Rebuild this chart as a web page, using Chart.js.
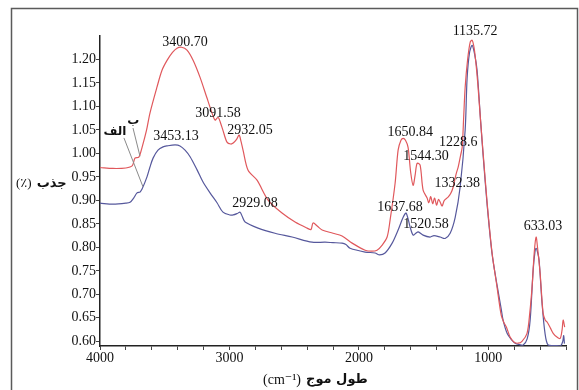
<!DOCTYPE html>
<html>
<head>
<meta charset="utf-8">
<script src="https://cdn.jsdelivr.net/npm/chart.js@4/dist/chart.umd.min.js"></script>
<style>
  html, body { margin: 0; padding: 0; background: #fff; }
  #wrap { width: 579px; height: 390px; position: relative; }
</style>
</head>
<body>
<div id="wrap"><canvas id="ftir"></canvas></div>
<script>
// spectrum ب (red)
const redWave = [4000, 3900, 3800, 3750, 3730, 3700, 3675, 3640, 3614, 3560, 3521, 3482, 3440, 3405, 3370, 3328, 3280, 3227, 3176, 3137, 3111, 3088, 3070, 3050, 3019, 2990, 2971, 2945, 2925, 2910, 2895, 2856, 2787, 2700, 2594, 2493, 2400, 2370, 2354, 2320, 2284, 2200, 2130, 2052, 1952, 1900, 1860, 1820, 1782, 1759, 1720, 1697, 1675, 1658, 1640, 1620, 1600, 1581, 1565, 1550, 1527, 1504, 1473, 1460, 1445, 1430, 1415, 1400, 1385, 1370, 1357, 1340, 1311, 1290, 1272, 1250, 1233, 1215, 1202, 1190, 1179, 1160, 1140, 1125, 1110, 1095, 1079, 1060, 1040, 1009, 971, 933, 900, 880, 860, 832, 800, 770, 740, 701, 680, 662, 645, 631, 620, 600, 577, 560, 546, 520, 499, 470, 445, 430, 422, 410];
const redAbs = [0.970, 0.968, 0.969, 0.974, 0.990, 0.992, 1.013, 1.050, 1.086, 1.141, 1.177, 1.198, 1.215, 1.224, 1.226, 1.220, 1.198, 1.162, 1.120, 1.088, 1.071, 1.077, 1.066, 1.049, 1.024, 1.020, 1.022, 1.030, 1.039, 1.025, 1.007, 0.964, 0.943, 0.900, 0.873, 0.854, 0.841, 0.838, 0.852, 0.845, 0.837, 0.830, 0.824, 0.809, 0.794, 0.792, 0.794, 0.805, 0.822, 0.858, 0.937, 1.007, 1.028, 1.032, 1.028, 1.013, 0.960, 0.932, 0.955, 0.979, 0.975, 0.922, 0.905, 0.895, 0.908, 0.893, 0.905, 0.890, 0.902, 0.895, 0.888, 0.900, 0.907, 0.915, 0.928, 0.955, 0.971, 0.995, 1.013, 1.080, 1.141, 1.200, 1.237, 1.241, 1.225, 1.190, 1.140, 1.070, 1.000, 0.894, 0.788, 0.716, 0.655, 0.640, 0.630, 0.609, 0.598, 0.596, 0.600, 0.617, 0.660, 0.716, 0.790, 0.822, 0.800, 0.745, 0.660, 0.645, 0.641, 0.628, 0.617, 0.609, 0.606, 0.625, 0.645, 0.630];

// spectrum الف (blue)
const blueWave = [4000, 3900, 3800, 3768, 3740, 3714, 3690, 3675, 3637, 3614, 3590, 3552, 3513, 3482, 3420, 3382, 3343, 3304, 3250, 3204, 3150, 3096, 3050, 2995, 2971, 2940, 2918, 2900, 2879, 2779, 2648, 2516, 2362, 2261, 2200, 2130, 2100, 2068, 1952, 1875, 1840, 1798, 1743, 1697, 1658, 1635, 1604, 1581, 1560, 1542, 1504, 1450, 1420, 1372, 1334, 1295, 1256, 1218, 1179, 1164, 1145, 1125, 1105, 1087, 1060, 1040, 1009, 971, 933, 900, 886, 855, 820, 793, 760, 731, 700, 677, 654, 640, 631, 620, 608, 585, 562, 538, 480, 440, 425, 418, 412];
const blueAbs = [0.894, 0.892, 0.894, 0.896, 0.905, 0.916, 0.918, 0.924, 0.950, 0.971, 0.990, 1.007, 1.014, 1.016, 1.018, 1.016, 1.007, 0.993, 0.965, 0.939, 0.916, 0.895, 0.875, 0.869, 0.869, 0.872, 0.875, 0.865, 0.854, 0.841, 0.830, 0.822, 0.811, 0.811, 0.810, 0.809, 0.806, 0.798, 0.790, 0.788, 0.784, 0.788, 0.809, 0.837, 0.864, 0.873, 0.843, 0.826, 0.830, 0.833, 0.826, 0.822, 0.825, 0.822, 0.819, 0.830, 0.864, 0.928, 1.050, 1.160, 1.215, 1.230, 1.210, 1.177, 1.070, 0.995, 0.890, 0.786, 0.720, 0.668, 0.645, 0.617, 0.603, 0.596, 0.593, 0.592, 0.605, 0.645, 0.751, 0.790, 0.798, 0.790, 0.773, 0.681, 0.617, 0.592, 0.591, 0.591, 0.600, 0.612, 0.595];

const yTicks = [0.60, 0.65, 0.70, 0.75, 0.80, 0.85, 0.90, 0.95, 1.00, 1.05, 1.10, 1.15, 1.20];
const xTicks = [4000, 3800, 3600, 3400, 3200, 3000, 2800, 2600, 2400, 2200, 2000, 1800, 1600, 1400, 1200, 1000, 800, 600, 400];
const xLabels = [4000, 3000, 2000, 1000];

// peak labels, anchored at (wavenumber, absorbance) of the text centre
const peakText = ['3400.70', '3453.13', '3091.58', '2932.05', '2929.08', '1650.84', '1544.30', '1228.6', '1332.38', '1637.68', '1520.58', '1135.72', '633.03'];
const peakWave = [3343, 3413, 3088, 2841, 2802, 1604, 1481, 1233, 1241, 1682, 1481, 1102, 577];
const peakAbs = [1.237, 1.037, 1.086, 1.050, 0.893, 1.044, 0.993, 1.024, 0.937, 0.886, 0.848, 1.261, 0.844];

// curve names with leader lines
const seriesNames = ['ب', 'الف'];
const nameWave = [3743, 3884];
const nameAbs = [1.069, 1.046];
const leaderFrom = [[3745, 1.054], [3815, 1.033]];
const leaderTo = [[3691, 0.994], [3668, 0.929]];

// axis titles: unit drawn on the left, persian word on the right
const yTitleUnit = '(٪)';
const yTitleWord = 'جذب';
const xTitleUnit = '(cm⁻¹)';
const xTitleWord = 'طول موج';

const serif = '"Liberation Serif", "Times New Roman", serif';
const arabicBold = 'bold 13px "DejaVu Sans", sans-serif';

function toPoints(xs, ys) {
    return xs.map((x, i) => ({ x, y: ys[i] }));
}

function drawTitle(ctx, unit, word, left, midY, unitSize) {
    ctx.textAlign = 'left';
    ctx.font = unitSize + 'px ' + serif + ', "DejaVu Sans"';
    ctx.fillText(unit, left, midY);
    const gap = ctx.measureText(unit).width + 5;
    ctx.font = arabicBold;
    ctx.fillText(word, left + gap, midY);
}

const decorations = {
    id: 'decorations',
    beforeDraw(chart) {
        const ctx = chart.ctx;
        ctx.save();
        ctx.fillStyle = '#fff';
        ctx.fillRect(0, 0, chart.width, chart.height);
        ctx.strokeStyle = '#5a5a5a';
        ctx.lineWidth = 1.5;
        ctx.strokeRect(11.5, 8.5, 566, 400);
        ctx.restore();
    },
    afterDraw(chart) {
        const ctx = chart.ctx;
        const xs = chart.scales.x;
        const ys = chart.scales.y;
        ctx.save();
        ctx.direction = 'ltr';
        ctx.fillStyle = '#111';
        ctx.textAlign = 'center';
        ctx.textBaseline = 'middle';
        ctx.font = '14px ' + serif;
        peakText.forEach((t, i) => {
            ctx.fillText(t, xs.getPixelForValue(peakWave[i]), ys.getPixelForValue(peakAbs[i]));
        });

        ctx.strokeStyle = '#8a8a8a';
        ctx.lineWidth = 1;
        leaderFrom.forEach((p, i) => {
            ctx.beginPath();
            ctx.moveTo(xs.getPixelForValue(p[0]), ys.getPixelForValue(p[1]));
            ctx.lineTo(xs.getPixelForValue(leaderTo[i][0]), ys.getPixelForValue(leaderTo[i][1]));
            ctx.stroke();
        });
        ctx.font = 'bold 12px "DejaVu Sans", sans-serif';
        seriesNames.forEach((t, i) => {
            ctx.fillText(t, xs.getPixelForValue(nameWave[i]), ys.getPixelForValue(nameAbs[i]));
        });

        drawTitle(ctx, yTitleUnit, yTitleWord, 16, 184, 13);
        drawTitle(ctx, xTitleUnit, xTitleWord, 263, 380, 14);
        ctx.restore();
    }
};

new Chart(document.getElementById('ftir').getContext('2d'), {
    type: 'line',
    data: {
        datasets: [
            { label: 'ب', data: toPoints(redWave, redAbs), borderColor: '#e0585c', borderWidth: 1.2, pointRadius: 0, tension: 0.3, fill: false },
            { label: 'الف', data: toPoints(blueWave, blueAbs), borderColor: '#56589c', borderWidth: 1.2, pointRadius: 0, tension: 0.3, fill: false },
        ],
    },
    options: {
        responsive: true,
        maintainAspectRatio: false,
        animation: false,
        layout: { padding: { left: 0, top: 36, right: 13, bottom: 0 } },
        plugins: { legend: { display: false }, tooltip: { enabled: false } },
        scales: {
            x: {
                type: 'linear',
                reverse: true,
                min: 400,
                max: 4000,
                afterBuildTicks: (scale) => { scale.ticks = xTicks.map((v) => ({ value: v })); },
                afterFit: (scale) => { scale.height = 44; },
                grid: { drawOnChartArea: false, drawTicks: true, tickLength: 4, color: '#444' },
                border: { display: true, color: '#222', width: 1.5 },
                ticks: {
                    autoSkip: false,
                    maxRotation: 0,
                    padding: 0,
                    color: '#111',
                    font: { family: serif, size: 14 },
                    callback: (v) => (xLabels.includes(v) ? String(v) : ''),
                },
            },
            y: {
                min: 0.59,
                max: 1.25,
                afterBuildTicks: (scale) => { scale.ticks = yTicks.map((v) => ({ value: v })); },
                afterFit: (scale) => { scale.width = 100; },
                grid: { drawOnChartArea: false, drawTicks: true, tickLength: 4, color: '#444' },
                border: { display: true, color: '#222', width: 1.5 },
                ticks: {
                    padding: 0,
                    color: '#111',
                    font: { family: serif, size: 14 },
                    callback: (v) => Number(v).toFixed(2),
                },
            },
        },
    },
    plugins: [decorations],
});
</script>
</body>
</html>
* * * * * * * * *
#### [SET PROBLEM]
Without any pictures, reproduce the lines from the first one in the material through the line that has "0.625, 0.645, 0.630];", exactly as they appear.

#### [EXPECTED OUTPUT]
Rebuild this chart as a web page, using Chart.js.
<!DOCTYPE html>
<html>
<head>
<meta charset="utf-8">
<script src="https://cdn.jsdelivr.net/npm/chart.js@4/dist/chart.umd.min.js"></script>
<style>
  html, body { margin: 0; padding: 0; background: #fff; }
  #wrap { width: 579px; height: 390px; position: relative; }
</style>
</head>
<body>
<div id="wrap"><canvas id="ftir"></canvas></div>
<script>
// spectrum ب (red)
const redWave = [4000, 3900, 3800, 3750, 3730, 3700, 3675, 3640, 3614, 3560, 3521, 3482, 3440, 3405, 3370, 3328, 3280, 3227, 3176, 3137, 3111, 3088, 3070, 3050, 3019, 2990, 2971, 2945, 2925, 2910, 2895, 2856, 2787, 2700, 2594, 2493, 2400, 2370, 2354, 2320, 2284, 2200, 2130, 2052, 1952, 1900, 1860, 1820, 1782, 1759, 1720, 1697, 1675, 1658, 1640, 1620, 1600, 1581, 1565, 1550, 1527, 1504, 1473, 1460, 1445, 1430, 1415, 1400, 1385, 1370, 1357, 1340, 1311, 1290, 1272, 1250, 1233, 1215, 1202, 1190, 1179, 1160, 1140, 1125, 1110, 1095, 1079, 1060, 1040, 1009, 971, 933, 900, 880, 860, 832, 800, 770, 740, 701, 680, 662, 645, 631, 620, 600, 577, 560, 546, 520, 499, 470, 445, 430, 422, 410];
const redAbs = [0.970, 0.968, 0.969, 0.974, 0.990, 0.992, 1.013, 1.050, 1.086, 1.141, 1.177, 1.198, 1.215, 1.224, 1.226, 1.220, 1.198, 1.162, 1.120, 1.088, 1.071, 1.077, 1.066, 1.049, 1.024, 1.020, 1.022, 1.030, 1.039, 1.025, 1.007, 0.964, 0.943, 0.900, 0.873, 0.854, 0.841, 0.838, 0.852, 0.845, 0.837, 0.830, 0.824, 0.809, 0.794, 0.792, 0.794, 0.805, 0.822, 0.858, 0.937, 1.007, 1.028, 1.032, 1.028, 1.013, 0.960, 0.932, 0.955, 0.979, 0.975, 0.922, 0.905, 0.895, 0.908, 0.893, 0.905, 0.890, 0.902, 0.895, 0.888, 0.900, 0.907, 0.915, 0.928, 0.955, 0.971, 0.995, 1.013, 1.080, 1.141, 1.200, 1.237, 1.241, 1.225, 1.190, 1.140, 1.070, 1.000, 0.894, 0.788, 0.716, 0.655, 0.640, 0.630, 0.609, 0.598, 0.596, 0.600, 0.617, 0.660, 0.716, 0.790, 0.822, 0.800, 0.745, 0.660, 0.645, 0.641, 0.628, 0.617, 0.609, 0.606, 0.625, 0.645, 0.630];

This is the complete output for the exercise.